A couple of years ago I was nearly as interested in watching movies constantly as I currently am in reading books. While going through all of my movies, I started to look for several classic movies, which is how I came to own Stanley Kubrick’s “A Clockwork Orange.” I knew that it was based upon a novel, but I’d never read it before. While on a recent trip through my local Barnes & Noble I saw this book and decided to buy it (if you follow my blog at all you’ll see that I get quite a few books this way, which is why as much as I love Amazon I still go to B&N quite often for books). Anthony Burgess’s classic novel is interesting to say the least, but at times aggravating as well.

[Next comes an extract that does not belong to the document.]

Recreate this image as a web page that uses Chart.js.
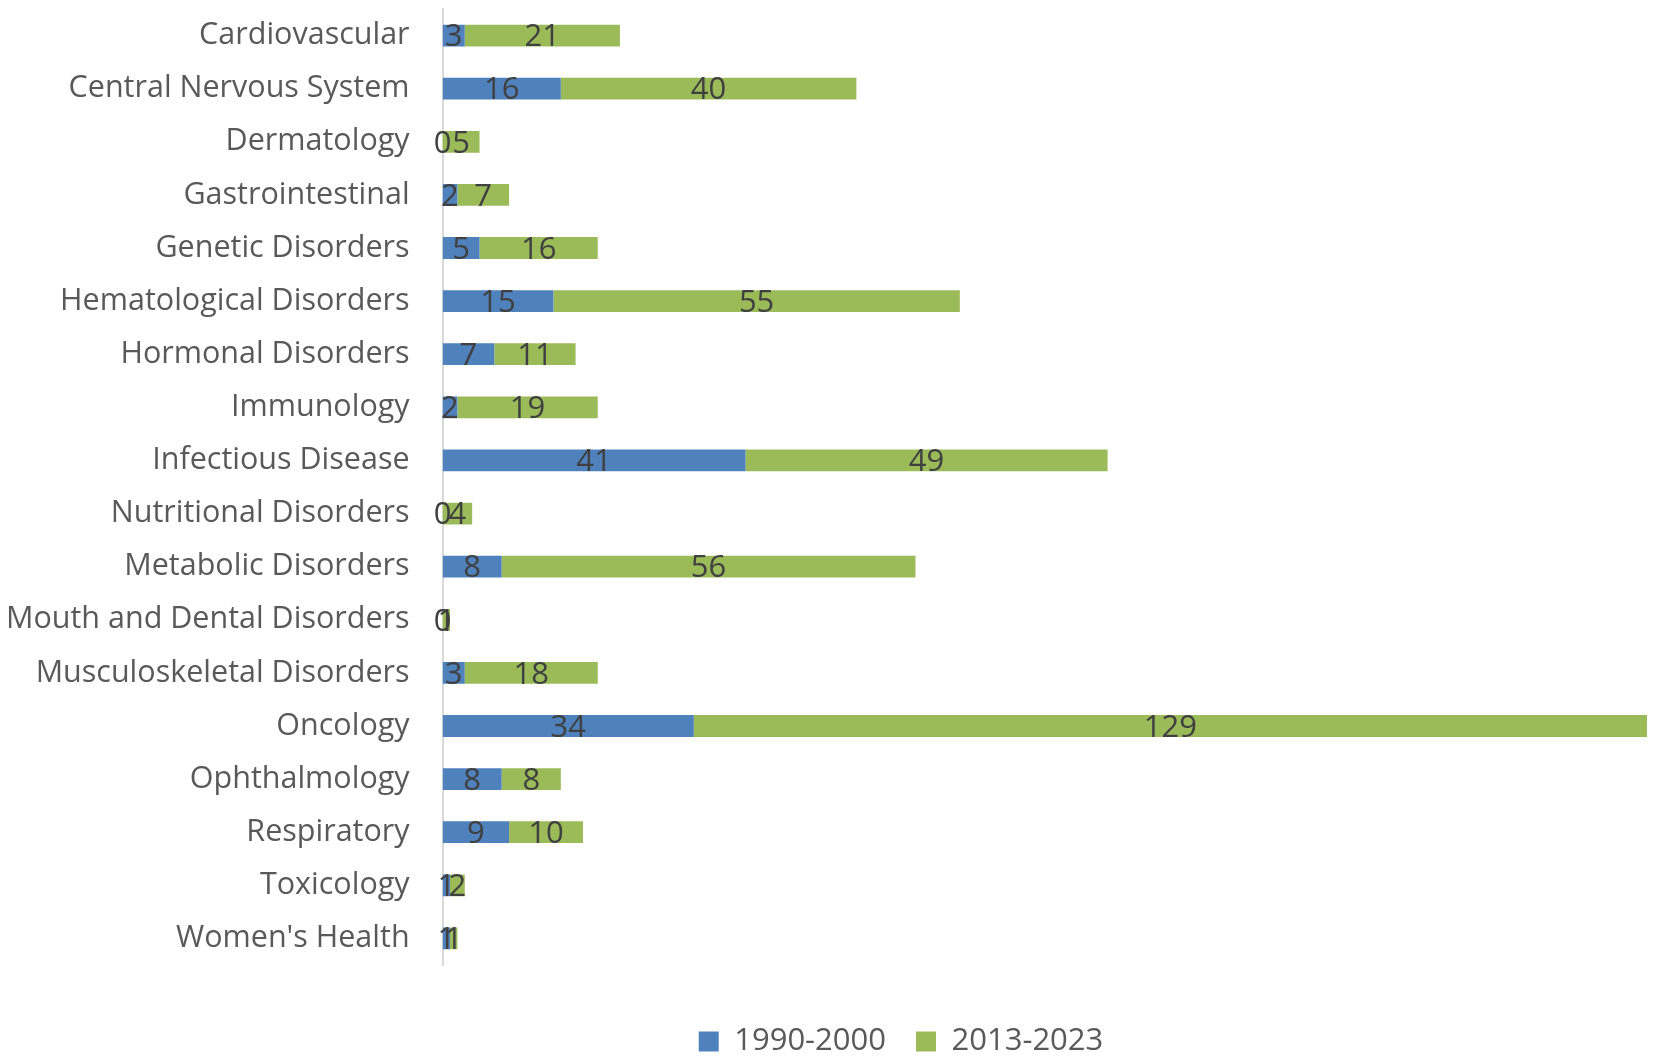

The book follows Alex, who is 15 years old when the book begins. He is the leader of a gang which includes himself and 3 “droogs.” The book is told in 1st person and Alex is a very introspective character who constantly analyzes his situation. He is an intelligent person who spends his time constantly breaking the law and getting into fights with other gangs.
The city where the story takes place isn’t really named, not that it’s important to the story.
With his law-breaking ways, Alex eventually gets caught by the police and then taken to prison where to avoid his entire sentence he agrees to undergo an experimental treatment that will allow him to return to society “cured” and able to function as a proper member of society.
This book is odd in many ways, some of which Burgess mentions in his introduction to the version that I have. One of the first things stated in the introduction is that the original American version only had 20 chapters as opposed to the 21 that the author wrote. The movie is also based upon the version containing 20 chapters. In all honesty, the book is better without the 21st chapter, which seems out of place from the direction that the rest of the novel was going. The other part of the book that needs to be mentioned in any review of it is the language used. Alex and his droogs talk in a very heavy slang that is at times very hard to understand. Especially in the earlier sections of the book, I would have had no idea what was going on had I not seen the movie and been able to relate what was going on back to scenes from the movie. Later in the book you are able to understand it easier (while very odd, it is at least consistent) but it’s still frustrating to read.
The idea of the story is powerful, but it’s not good enough to overcome the dialect flaws and the fact that the last chapter just doesn’t fit with the direction the story was going in. I almost hate to say this, but for anyone interested in this I would suggest that they watch the movie rather than read the book.